Her sell-stops (or longs) represent a wide range of sectors: airlines, materials, pharma, tech, etc.
Is this a call for some broad based strength and a move away from safety, or am I reading too much into this list?
I've been cautious about the regionals, that "Bear Run" about commercial real estate is due any quater now. (it is a smaller shoe to drop)
I havn't looked at the list, Watch out for materials, cause that all is inflation related. even some of tech is based on "weak Dollar", so as the dollar reverses, cause europe is even more messed up than we are. The crisis with the euro is segnificant; german economics vs. fiat currencys.
Always watch out, some of those buy and sell signals are short term. The buy signal will be kicked off after the "Valuations are good" stage(which is middle of the decline).
you will also get one after the panic stage.
all of these stages can be short lived.
but it's purely technical.
but... Pharma is a bull at this point, and probably airlines till oil turns.
Sentiment vs technicals?
I'm assuming the notation "sell below" is to be used like something of a sell-stop, which is what T.Lo used to call it.
I notice that the smaller spreads from recent price to sell-stop are near the top, ie, the smaller negative numbers in the far right column. This would correspond to the "mo-mo" stocks to which you have referred.
The spreads from closing price to sell-below are wider near the bottom of the list. That's technical analysis.
Pete referred to 80-20 in the podcast on the buy signals- sell signals. That's sentiment.
Pete, says it works like this, that the rule of thumb(be clear it's a rule of thumb), is that there get to be 70 buy signals, and in general, that is a Sell signal for the Market.
That doesn't mean that we couldn't get a spike to 80.
I'm going to wait for 4q earnings to pick up any banks, that is in Mid Jan.
So Tony, When the list gets to "All Sell Signals"... Does that mean? that you should go agressivly short?
Does it call for "impending weakness."?
Sounds like, you have it all figured out, why are you asking me.
If this was easy.... it would be easy.
Actually, I was asking if this is how it should be interpreted.
I hardly have it all figured out... didn't mean for it to sound that way.
If all the signals change to "all sell signals", then I would say the technicals are weak and the sentiment would be bullish.
Just thinking out loud.
The technicals-- what T.Lo cryptically calls "market internals"-- would include things like trend, breadth and momentum and she measures them with new high-new low ratios, etc.
Just trying to understand all the squiggly lines.
One thing is that there are "Technicals" and there is "What the quant says",
The quant is what the computer spits out, and if that worked, we could just buy what is said to buy, sell what it says sell, and we would all be rich.
Right now we could be in "Wall of worry" or "Buy the dip" or we were in subtable warning, and have moved on to Overt warning.
Thing is we are in sort of an indecisive stage, it could go both ways. But... we feel more toward the top than the bottom... Though we could go higher.
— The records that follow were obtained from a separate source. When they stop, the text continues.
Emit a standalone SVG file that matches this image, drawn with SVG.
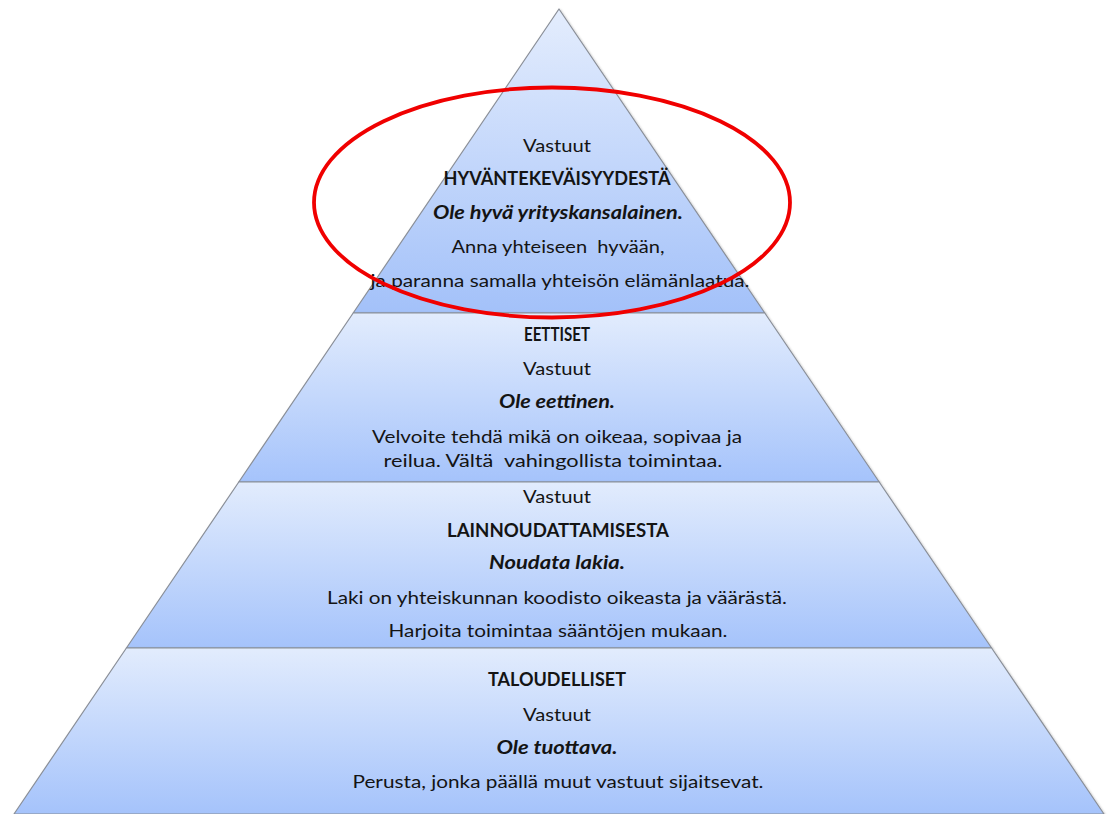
<svg xmlns="http://www.w3.org/2000/svg" width="1110" height="814" viewBox="0 0 1110 814">
<defs>
<linearGradient id="lay" x1="0" y1="0" x2="0" y2="1">
<stop offset="0" stop-color="#e2ecfd"/>
<stop offset="1" stop-color="#a5c3fb"/>
</linearGradient>
<linearGradient id="top" x1="0" y1="0" x2="0" y2="1">
<stop offset="0" stop-color="#e4edfd"/>
<stop offset="1" stop-color="#a3c1f9"/>
</linearGradient>
<filter id="sh" x="-5%" y="-5%" width="110%" height="110%">
<feDropShadow dx="1" dy="1" stdDeviation="1" flood-color="#000" flood-opacity="0.25"/>
</filter>
</defs>
<style>
.layer{stroke:#8a8f98;stroke-width:1.2;stroke-linejoin:round}
text{font-family:Lato,"Liberation Sans",sans-serif;font-size:18px;fill:#141414;text-anchor:middle}
.b{font-weight:bold}
.bi{font-weight:bold;font-style:italic}
</style>
<rect width="1110" height="814" fill="#ffffff"/>
<g id="layer-hyvantekevaisyys">
<polygon class="layer" fill="url(#top)" filter="url(#sh)" points="559,9 764.8,313 353.2,313"/>
<text x="557" y="152" textLength="68" lengthAdjust="spacingAndGlyphs">Vastuut</text>
<text class="b" x="557" y="185" textLength="227" lengthAdjust="spacingAndGlyphs">HYVÄNTEKEVÄISYYDESTÄ</text>
<text class="bi" x="558" y="219" textLength="250" lengthAdjust="spacingAndGlyphs">Ole hyvä yrityskansalainen.</text>
<text x="558" y="253" textLength="213" lengthAdjust="spacingAndGlyphs" xml:space="preserve">Anna yhteiseen  hyvään,</text>
<text x="560" y="287" textLength="379" lengthAdjust="spacingAndGlyphs">ja paranna samalla yhteisön elämänlaatua.</text>
</g>
<g id="layer-eettiset">
<polygon class="layer" fill="url(#lay)" filter="url(#sh)" points="353.2,313 764.8,313 879.2,482 238.8,482"/>
<text class="b" x="557" y="341" textLength="66" lengthAdjust="spacingAndGlyphs">EETTISET</text>
<text x="557" y="375" textLength="68" lengthAdjust="spacingAndGlyphs">Vastuut</text>
<text class="bi" x="557" y="408" textLength="116" lengthAdjust="spacingAndGlyphs">Ole eettinen.</text>
<text x="557" y="443" textLength="370" lengthAdjust="spacingAndGlyphs">Velvoite tehdä mikä on oikeaa, sopivaa ja</text>
<text x="553" y="467" textLength="339" lengthAdjust="spacingAndGlyphs" xml:space="preserve">reilua. Vältä  vahingollista toimintaa.</text>
</g>
<g id="layer-lainnoudattaminen">
<polygon class="layer" fill="url(#lay)" filter="url(#sh)" points="238.8,482 879.2,482 991.6,648 126.4,648"/>
<text x="557" y="503" textLength="68" lengthAdjust="spacingAndGlyphs">Vastuut</text>
<text class="b" x="558" y="537" textLength="222" lengthAdjust="spacingAndGlyphs">LAINNOUDATTAMISESTA</text>
<text class="bi" x="557" y="569" textLength="136" lengthAdjust="spacingAndGlyphs">Noudata lakia.</text>
<text x="557" y="604" textLength="460" lengthAdjust="spacingAndGlyphs">Laki on yhteiskunnan koodisto oikeasta ja väärästä.</text>
<text x="558" y="637" textLength="339" lengthAdjust="spacingAndGlyphs">Harjoita toimintaa sääntöjen mukaan.</text>
</g>
<g id="layer-taloudelliset">
<polygon class="layer" fill="url(#lay)" filter="url(#sh)" points="126.4,648 991.6,648 1104,814 14,814"/>
<text class="b" x="557" y="686" textLength="138" lengthAdjust="spacingAndGlyphs">TALOUDELLISET</text>
<text x="557" y="721" textLength="68" lengthAdjust="spacingAndGlyphs">Vastuut</text>
<text class="bi" x="557" y="754" textLength="121" lengthAdjust="spacingAndGlyphs">Ole tuottava.</text>
<text x="558" y="788" textLength="411" lengthAdjust="spacingAndGlyphs">Perusta, jonka päällä muut vastuut sijaitsevat.</text>
</g>
<g id="highlight">
<ellipse cx="552" cy="202.5" rx="238" ry="115" fill="none" stroke="#f00000" stroke-width="3.8"/>
</g>
<g id="connectors"/>
</svg>
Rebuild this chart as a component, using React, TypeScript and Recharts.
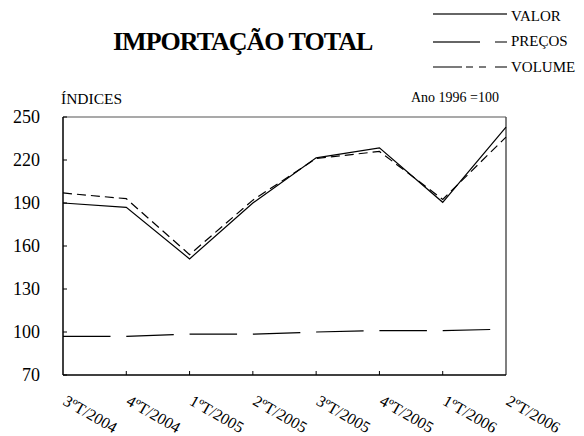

I was reading some EWT stuff yesterday, I can draw some lines that show we will go Up, or that we will go down, and both Very valid EWT. And that is where the pretend techincals are... the chart astrology ones.
But T.Low... we are still for all purposes "in the wedge".
It's hard to put in words, but maybe the secret is to do "Risk management." Based on sentiment. When euphoric, sell some, when fearfull buy some.
Even if we break this wedge, I still think there is a chance we will make a higher low.
but the Despair phase... well, I'd like to see a better one, I'd like to see Exhaustion and futileness on the fast money desk. I'd like to see them just too bummed to trade....
that would feel like a good bottom.
but that could be in 6 months.
Since sentiment seems to be "Rally Rally Rally"... To me, my risk management says "Sell the rallies" Cause that is better than, trying to ride out the music of the game of musical chairs till the last moment.
I read something from a trader who was like "If oil can't rally" we can't rally.
With all the "weak dollar/ Inflation trades" getting beaten as the dollar rallies back (which it has been), all those trades will unravel, and the market should go down.
That second rally was all materials, and it's just waiting to unwind.